If this isn’t motivation enough for you, the Office of the National Coordinator for Health Information Technology (ONC) includes objectives for reducing duplicate records in its nationwide interoperability road map. This year, duplicate record rates are to be reduced to 2 percent, to 0.5 percent by 2020, and less than 0.1 percent by 2024.

How it all adds up

According to figures presented at the 2014 HIMSS Conference panel on “Patient Safety and Risk to Rising Healthcare Costs,” the average cost to reconcile a single pair of duplicate records is $1,000. What is the average cost of a medical malpractice lawsuit? How much of an impact will patient dissatisfaction and negative outcomes cost your bottom line?

Otherwise preventable medical errors can be caused by missing health information or overlays that mingle multiple patients’ records together. Not only are duplicate records putting patients at risk, the results are impacting patient satisfaction and patient outcomes as well.

As the industry shifts toward the value-based care model, patient outcomes are now directly tied to revenue. Duplicate records pose a dual threat to patient safety and reimbursement.

With duplicate records, you cannot know your true patient population or accurately assess treatments. Results are skewed. Information is fragmented. Repetitive tests are ordered. Care costs go up. Without accurate data, your organization could be missing critical population information that can cost you greatly.

One record per patient

It’s not just a matter of being more diligent with patient intake processes. To remove the possibility for the creation of duplicate records, an organization must implement a unique health safety identifier (UHSI)—a secure one patient, one record model.

The ONC released its “Patient Identification and Matching Final Report” in February 2014, with findings that further illustrate the need for a UHSI. The report states, “The [patient identifying] attributes are generally highly variable from an implementation standpoint, with few fields being required, and little to no standardization of the data attributes themselves.”

This problem was previously acknowledged by the World Health Organization (WHO) in 2007. Its report on patient identification, created in collaboration with the Joint Commission and Joint Commission International, proposed the standardization of patient identity verification and suggested the use of biometric technologies.

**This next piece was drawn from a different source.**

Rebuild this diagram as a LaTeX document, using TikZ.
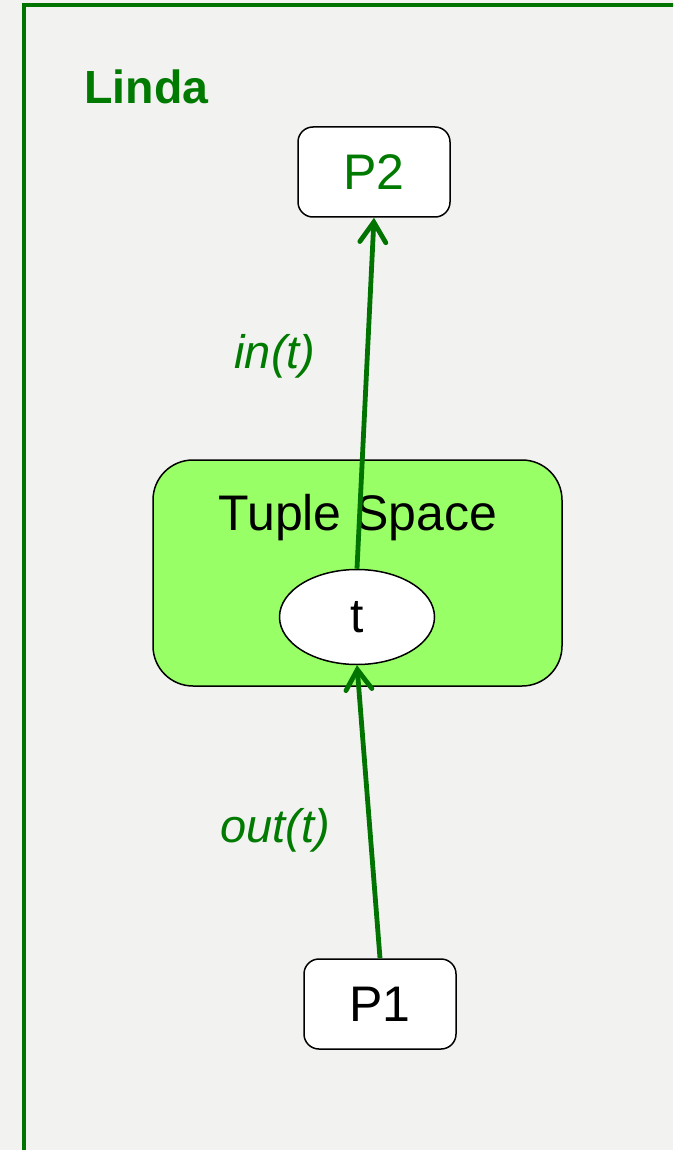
\documentclass[tikz,border=0pt]{standalone}
\usepackage{fontspec}
\setmainfont{Liberation Sans}
\usetikzlibrary{arrows.meta,shapes.geometric}
\definecolor{pagebg}{HTML}{F2F2F0}
\definecolor{framegreen}{HTML}{007300}
\definecolor{textgreen}{HTML}{007A00}
\definecolor{spacefill}{HTML}{99FF66}
\tikzset{
  proc/.style={draw=black, line width=1.5pt, fill=white, rounded corners=15pt,
    minimum width=152pt, minimum height=90pt, inner sep=0pt,
    font=\fontsize{50}{60}\selectfont},
  flow/.style={draw=framegreen, line width=4.8pt,
    -{Straight Barb[length=20pt,width=26pt,line cap=round]}},
  oplabel/.style={text=textgreen, font=\fontsize{47}{56}\selectfont\itshape}
}
\begin{document}
\begin{tikzpicture}[x=1pt,y=-1pt]
  \useasboundingbox (0,0) rectangle (673,1150);
  \fill[pagebg] (0,0) rectangle (673,1150);
  \begin{scope}
    \clip (0,0) rectangle (673,1150);
    \draw[framegreen, line width=3.5pt] (24,1200) -- (24,5) -- (720,5);
  \end{scope}

  \node[anchor=base west, text=textgreen, font=\fontsize{46.5}{56}\selectfont\bfseries]
    (title) at (81,104) {Linda};

  % tuple space container
  \node[draw=black, line width=1.5pt, fill=spacefill, rounded corners=40pt,
    minimum width=409pt, minimum height=226pt] (space) at (357.5,573) {};
  \node[anchor=base, font=\fontsize{50}{60}\selectfont] (spacelabel) at (358,530) {Tuple Space};

  % the tuple
  \node[ellipse, draw=black, line width=1.5pt, fill=white,
    minimum width=155pt, minimum height=95pt, inner sep=0pt,
    font=\fontsize{48}{58}\selectfont] (tuple) at (357,617) {t};

  % processes
  \node[proc, text=textgreen] (p2) at (374,172) {P2};
  \node[proc] (p1) at (380,1004) {P1};

  % operations
  \draw[flow] (p1.north) -- (tuple.south);
  \draw[flow] (tuple.north) -- (p2.south);

  \node[oplabel] (inlabel) at (275,356) {in(t)};
  \node[oplabel] (outlabel) at (275,830) {out(t)};
\end{tikzpicture}
\end{document}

Without an efficient way to identify and match patients with records, we cannot eliminate the creation of duplicate records. This problem also hinders interoperability efforts. If there is no standardization, the transfer of data is practically useless. Providers need complete health data to determine appropriate treatment as well as complete and accurate identification data.

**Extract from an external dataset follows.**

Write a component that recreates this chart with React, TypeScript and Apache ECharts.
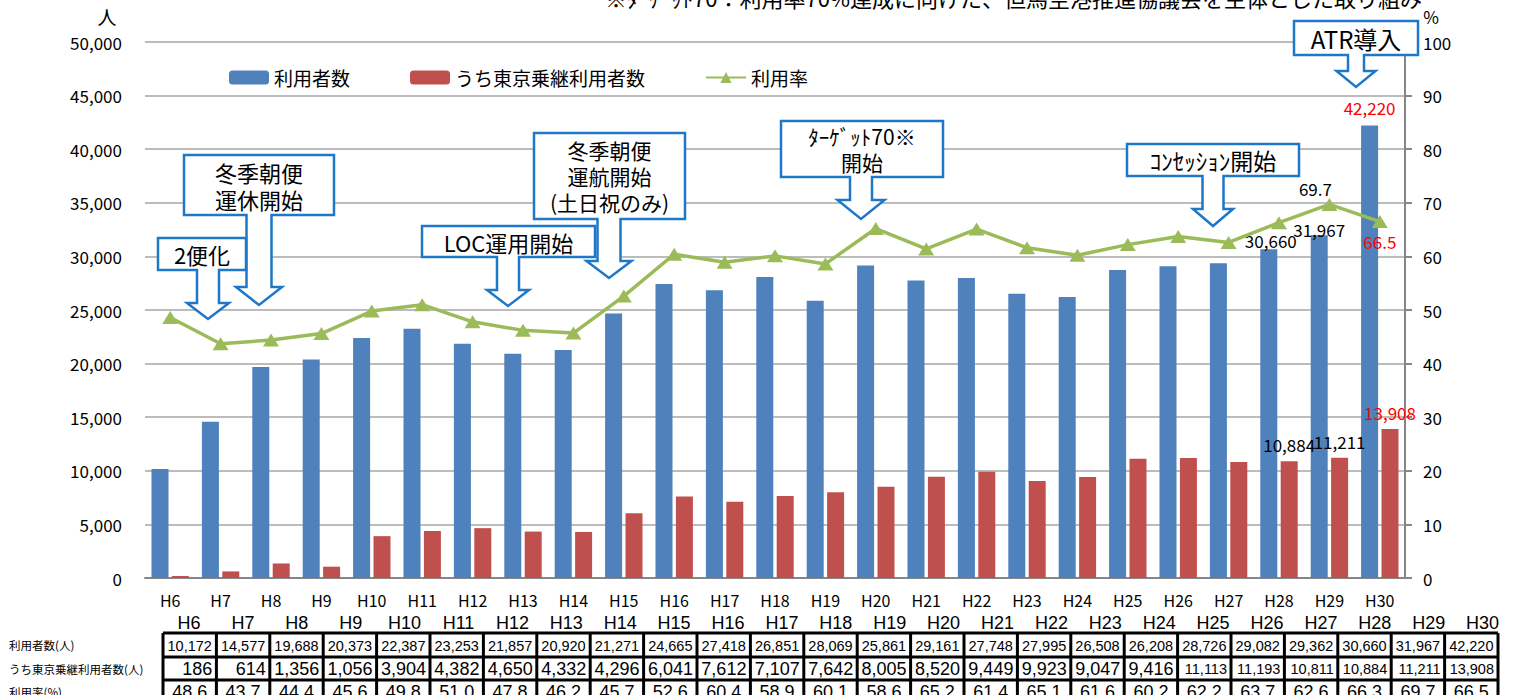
import React, { useEffect, useRef } from "react";
import * as echarts from "echarts";

const years = ["H6","H7","H8","H9","H10","H11","H12","H13","H14","H15","H16","H17","H18","H19","H20","H21","H22","H23","H24","H25","H26","H27","H28","H29","H30"];
const users = [10172,14577,19688,20373,22387,23253,21857,20920,21271,24665,27418,26851,28069,25861,29161,27748,27995,26508,26208,28726,29082,29362,30660,31967,42220];
const transfer = [186,614,1356,1056,3904,4382,4650,4332,4296,6041,7612,7107,7642,8005,8520,9449,9923,9047,9416,11113,11193,10811,10884,11211,13908];
const rate = [48.6,43.7,44.4,45.6,49.8,51.0,47.8,46.2,45.7,52.6,60.4,58.9,60.1,58.6,65.2,61.4,65.1,61.6,60.2,62.2,63.7,62.6,66.3,69.7,66.5];
const seriesNames = ["利用者数", "うち東京乗継利用者数", "利用率"];
const rowLabels = ["利用者数(人)", "うち東京乗継利用者数(人)", "利用率(%)"];
const leftTicks = { min: 0, max: 50000, interval: 5000 };
const rightTicks = { min: 0, max: 100, interval: 10 };
const titleNote = "※ﾀｰｹﾞｯﾄ70：利用率70%達成に向けた、但馬空港推進協議会を主体とした取り組み";
// callout annotations: text + layout
const callouts = [
  { text: "冬季朝便\n運休開始", x1: 184, x2: 334, y1: 155, y2: 215, cx: 259, shw: 12.5, ys: 287, hhw: 23, yt: 305, fs: 22, lh: 27 },
  { text: "2便化", x1: 158, x2: 246, y1: 238, y2: 270, cx: 208, shw: 11, ys: 303, hhw: 21, yt: 319, fs: 22, lh: 26 },
  { text: "LOC運用開始", x1: 422, x2: 595, y1: 226, y2: 257, cx: 508, shw: 11, ys: 290, hhw: 21, yt: 306, fs: 22, lh: 26 },
  { text: "冬季朝便\n運航開始\n(土日祝のみ)", x1: 534, x2: 685, y1: 133, y2: 219, cx: 609, shw: 11.5, ys: 261, hhw: 22.5, yt: 278, fs: 21, lh: 26 },
  { text: "ﾀｰｹﾞｯﾄ70※\n開始", x1: 781, x2: 943, y1: 121, y2: 177, cx: 861, shw: 11, ys: 200, hhw: 23.5, yt: 219, fs: 21, lh: 25.5 },
  { text: "ｺﾝｾｯｼｮﾝ開始", x1: 1127, x2: 1299, y1: 144, y2: 176, cx: 1213, shw: 10.5, ys: 209, hhw: 20, yt: 226, fs: 23, lh: 26 },
  { text: "ATR導入", x1: 1294, x2: 1418, y1: 21, y2: 55, cx: 1356, shw: 8, ys: 71, hhw: 19.5, yt: 87, fs: 24, lh: 26 },
];

const FONT = "'Noto Sans CJK JP', 'Noto Sans', sans-serif";
const TFONT = "'Liberation Sans', Arial, sans-serif";
const BLUE = "#4F81BD";
const RED = "#C0504D";
const GREEN = "#9BBB59";
const OUTLINE = "#1F77C9";

const fmt = (v: number) => v.toLocaleString("en-US");

function buildGraphics() {
  const g: any[] = [];
  // cut-off title note
  g.push({ type: "text", x: 605, y: -3, z: 100, style: { text: titleNote, fontSize: 22, fontFamily: FONT, fill: "#000", align: "left", verticalAlign: "middle" } });
  g.push({ type: "text", x: 107, y: 16, z: 100, style: { text: "人", fontSize: 19, fontFamily: FONT, fill: "#000", align: "center", verticalAlign: "middle" } });
  g.push({ type: "text", x: 1431, y: 16, z: 100, style: { text: "%", fontSize: 17, fontFamily: FONT, fill: "#000", align: "center", verticalAlign: "middle" } });
  callouts.forEach((c, i) => {
    const pts = [
      [c.x1, c.y1], [c.x2, c.y1], [c.x2, c.y2], [c.cx + c.shw, c.y2], [c.cx + c.shw, c.ys],
      [c.cx + c.hhw, c.ys], [c.cx, c.yt], [c.cx - c.hhw, c.ys], [c.cx - c.shw, c.ys],
      [c.cx - c.shw, c.y2], [c.x1, c.y2],
    ];
    g.push({ type: "polygon", z: 100 + i * 2, shape: { points: pts }, style: { fill: "#fff", stroke: OUTLINE, lineWidth: 2.5 } });
    const lines = c.text.split("\n");
    const mid = (c.y1 + c.y2) / 2;
    lines.forEach((ln, k) => {
      g.push({ type: "text", z: 101 + i * 2, x: (c.x1 + c.x2) / 2, y: mid + (k - (lines.length - 1) / 2) * c.lh, style: { text: ln, fontSize: c.fs, fontFamily: FONT, fill: "#000", align: "center", verticalAlign: "middle" } });
    });
  });
  // data table
  const colL = 163, colW = 53.4, n = years.length;
  const rowY = [633, 657, 680, 703];
  years.forEach((y, i) => {
    g.push({ type: "text", x: 189 + 53.9 * i, y: 623, style: { text: y, fontSize: 18, fontFamily: TFONT, fill: "#000", align: "center", verticalAlign: "middle" } });
  });
  rowLabels.forEach((t, r) => {
    g.push({ type: "text", x: 9, y: (rowY[r] + rowY[r + 1]) / 2, style: { text: t, fontSize: 11.5, fontFamily: FONT, fill: "#000", align: "left", verticalAlign: "middle" } });
  });
  for (let i = 0; i < n; i++) {
    const cxm = colL + colW * (i + 0.5);
    g.push({ type: "text", x: cxm, y: 646, style: { text: fmt(users[i]), fontSize: 14.5, fontFamily: TFONT, fill: "#000", align: "center", verticalAlign: "middle" } });
    const big = transfer[i] < 10000;
    g.push({ type: "text", x: colL + colW * (i + 1) - 4, y: 669, style: { text: fmt(transfer[i]), fontSize: big ? 18 : 14.5, fontFamily: TFONT, fill: "#000", align: "right", verticalAlign: "middle" } });
    g.push({ type: "text", x: cxm, y: 692, style: { text: rate[i].toFixed(1), fontSize: 18, fontFamily: TFONT, fill: "#000", align: "center", verticalAlign: "middle" } });
  }
  for (let j = 0; j <= n; j++) {
    const x = colL + colW * j;
    g.push({ type: "line", shape: { x1: x, y1: rowY[0], x2: x, y2: rowY[3] }, style: { stroke: "#000", lineWidth: 3 } });
  }
  for (let r = 0; r < 3; r++) {
    g.push({ type: "line", shape: { x1: colL, y1: rowY[r], x2: colL + colW * n, y2: rowY[r] }, style: { stroke: "#000", lineWidth: 3 } });
  }
  return g;
}

export default function App() {
  const ref = useRef<HTMLDivElement>(null);
  useEffect(() => {
    document.body.style.margin = "0";
    if (!ref.current) return;
    const chart = echarts.init(ref.current, null, { renderer: "svg" });
    const blueData = users.map((v, i) => {
      if (i < 22) return v;
      const red = i === 24;
      return { value: v, label: { show: true, position: "top", distance: i === 23 ? -3 : i === 22 ? 0 : 9, offset: i === 22 ? [2, 0] : [0, 0], color: red ? "#FF0000" : "#000", fontSize: 17, fontFamily: FONT, formatter: (p: any) => fmt(p.value) } };
    });
    const redData = transfer.map((v, i) => {
      if (i < 22) return v;
      const red = i === 24;
      return { value: v, label: { show: true, position: "top", distance: 8, color: red ? "#FF0000" : "#000", fontSize: 17, fontFamily: FONT, formatter: (p: any) => fmt(p.value) } };
    });
    const rateData = rate.map((v, i) => {
      if (i === 23) return { value: v, label: { show: true, position: "top", distance: 1, offset: [-14, 0], color: "#000", fontSize: 17, fontFamily: FONT, formatter: (p: any) => p.value.toFixed(1) } };
      if (i === 24) return { value: v, label: { show: true, position: "bottom", distance: 5, color: "#FF0000", fontSize: 17, fontFamily: FONT, formatter: (p: any) => p.value.toFixed(1) } };
      return v;
    });
    const option: any = {
      animation: false,
      textStyle: { fontFamily: FONT },
      grid: { left: 145, right: 112, top: 42, bottom: 117, containLabel: false },
      legend: {
        left: 229, top: 68, padding: 0, itemWidth: 40, itemHeight: 14, itemGap: 60,
        textStyle: { fontSize: 19, color: "#000", fontFamily: FONT },
        data: seriesNames,
      },
      xAxis: {
        type: "category", data: years,
        axisTick: { show: false },
        axisLine: { lineStyle: { color: "#868686", width: 2 } },
        axisLabel: { color: "#000", fontSize: 16, margin: 14, fontFamily: FONT },
      },
      yAxis: [
        {
          type: "value", ...leftTicks,
          axisLabel: { formatter: (v: number) => fmt(v), fontSize: 17, color: "#000", margin: 23, fontFamily: FONT },
          splitLine: { lineStyle: { color: "#A6A6A6", width: 1.5 } },
          axisLine: { show: false }, axisTick: { show: false },
        },
        {
          type: "value", position: "right", ...rightTicks,
          axisLabel: { fontSize: 17, color: "#000", margin: 18, fontFamily: FONT },
          splitLine: { show: false },
          axisLine: { show: true, lineStyle: { color: "#868686", width: 2 } },
          axisTick: { show: true, length: 7, lineStyle: { color: "#868686", width: 2 } },
        },
      ],
      series: [
        { name: seriesNames[0], type: "bar", data: blueData, barWidth: 17, barGap: "20%", itemStyle: { color: BLUE }, z: 2 },
        { name: seriesNames[1], type: "bar", data: redData, barWidth: 17, barGap: "20%", itemStyle: { color: RED }, z: 2 },
        {
          name: seriesNames[2], type: "line", yAxisIndex: 1, data: rateData,
          symbol: "triangle", symbolSize: [16, 13], lineStyle: { color: GREEN, width: 3.5 },
          itemStyle: { color: GREEN }, z: 5,
        },
      ],
      graphic: buildGraphics(),
    };
    chart.setOption(option);
    return () => chart.dispose();
  }, []);
  return <div ref={ref} style={{ width: 1517, height: 695 }} />;
}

Starting a national conversation

A petition was posted last spring calling for the development of a voluntary UHSI, as part of the AHIMA MyHealthID advocacy campaign. While the campaign’s intention was to educate consumers and decision-makers, the petition’s stated mission was to “Remove the federal budget ban that prohibits the U.S. Department of Health and Human Services (HHS) from participating in efforts to find a patient identification solution.”

The petition did not reach its goal of 100,000 signatures, but it did succeed at starting the conversation about finding a solution. While the uncertainty of health reform on the horizon, health IT organizations are seizing this opportunity to resolve the issues themselves.

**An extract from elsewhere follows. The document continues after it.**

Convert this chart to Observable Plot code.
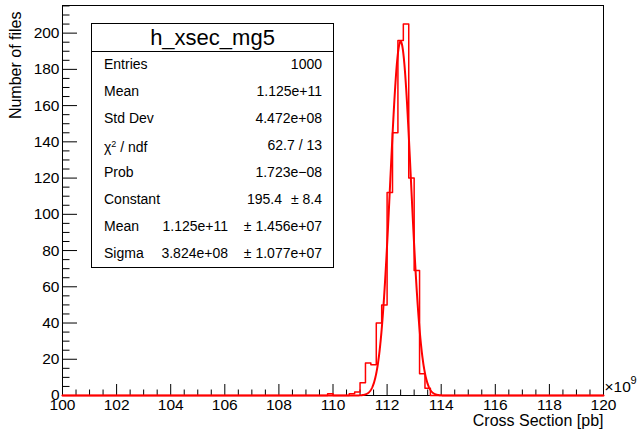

Health IT and UHSI for better outcomes

The implementation of a UHSI can solve the problems of duplicate records and misidentification, but it also holds promise for so much more. The UHSI model is being used in comprehensive patient identity solutions to tie the UHSI to insurance and payment information, thereby decreasing payment cycles and claim errors.

By streamlining patient intake, identification and payment processes, patient identity solutions could enable greater clarity and engagement between providers and patients. These benefits have the potential to improve the overall patient experience, which is second only to improved data accuracy for appropriate treatment and better outcomes. That accomplishment will be a huge victory for enhanced quality care that will greatly benefit both patients and their health providers once implemented.